Cacao contre grands singes. « Pour satisfaire ses besoins en chocolat, la France importe 10 % de la production mondiale de cacao, soit 500 000 t de fèves principalement produites en Côte d’Ivoire et au Ghana », explique le responsable associatif. Les seules importations tricolores nécessitent 1,5 million d’hectares par an. « Des forêts primaires riches de plusieurs centaines d’espèces d’arbres et qui constituent l’habitat des éléphants et des grands singes sont rasées pour satisfaire la demande mondiale en cacao », ajoute Arnaud Gauffier. Si vous ne pouvez pas refréner votre goût immodéré pour le chocolat, le WWF conseille de privilégier des marques certifiées du point de vue environnemental et social : Rainforest Alliance, UTZ, Fairtrade, Agriculture biologique.
De l’huile de palme dans nos moteurs. Si 30 % de nos importations d’huile de palme sont destinées à nos produits alimentaires et cosmétiques (biscuits, chocolat, glace, margarine, savons), le WWF estime que 460 000 t importées chaque année en France pour être transformées en agrocarburants « finissent en particules fines dans l’air de nos villes et contribuent à la destruction de l’habitat des orangs-outans (en Indonésie et Malaisie, les deux principaux pays producteurs), tigres de Sumatra ou Rhinocéros de Bornéo ». « Total s’apprête à en remettre une couche avec l’ouverture de la bioraffinerie de la Mède qui devrait fabriquer pas moins de 500 000 t de diesel par an, principalement à partir d’huile de palme », dénonce Arnaud Gauffier.
Optez pour le papier toilette recyclé. Vous ne l’entendez pas, mais derrière les feuilles blanches et cartons d’emballage que nous utilisons résonne le bruit des tronçonneuses. Nous importons chaque année 40 % de nos besoins en la matière, principalement de Suède et de Finlande. « La surface requise pour satisfaire ces imports est estimée à 4,2 millions d’hectares, soit l’équivalent de plus d’un quart de la forêt française », estime le WWF. Un conseil : évitez les impressions inutiles et achetez votre papier toilette ou votre papeterie en papier recyclé, si possible avec la certification FSC qui permet de soutenir une gestion responsable des forêts.
Tout doux sur le caoutchouc. Pneus, ballons, gants en latex : le caoutchouc naturel (produit à base d’hévéa) est utilisé dans de nombreuses applications industrielles. Sa production mondiale a augmenté de 75 % depuis l’an 2000. Pour satisfaire notamment les demandes des fabricants de pneus, la France en importe d’Indonésie, de Malaisie et de Thaïlande. 349 000 ha de forêts d’hévéa sont nécessaires, selon le WWF, pour répondre à ces besoins. « Les plantations d’hévéa ont été à l’origine d’accaparement de terres et de perte de moyens de subsistance pour les populations locales », dénonce le WWF.
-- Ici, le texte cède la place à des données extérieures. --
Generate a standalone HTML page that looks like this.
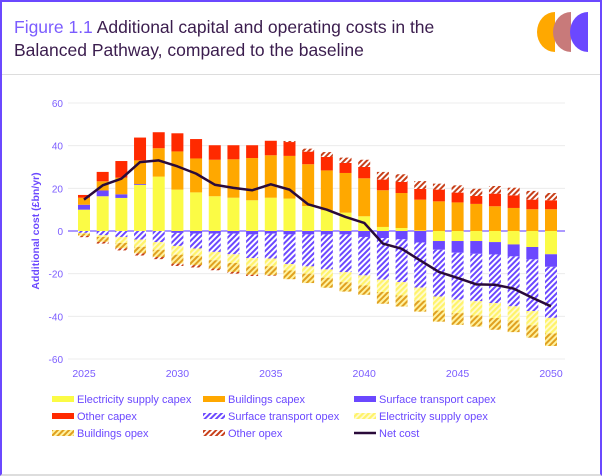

Viande et cuir, l’effet bœuf. D’après les calculs du WWF, la France importe en moyenne 260 000 t de viande bovine et 100 000 t de cuir principalement sous forme de chaussures, de sacs et de gants. Or, « la production bovine est le principal facteur de déforestation dans un certain nombre d’écosystèmes uniques et menacés », détaille le WWF. Pour ses importations, la France a besoin d’une surface équivalente à deux fois la taille de la région parisienne ! « La seule solution efficace pour éviter de contribuer à la déforestation dans ce cas est d’acheter de la viande élevée en France, de limiter l’achat de paires de chaussures en cuir ou d’en acheter avec le label bio », conseille le WWF.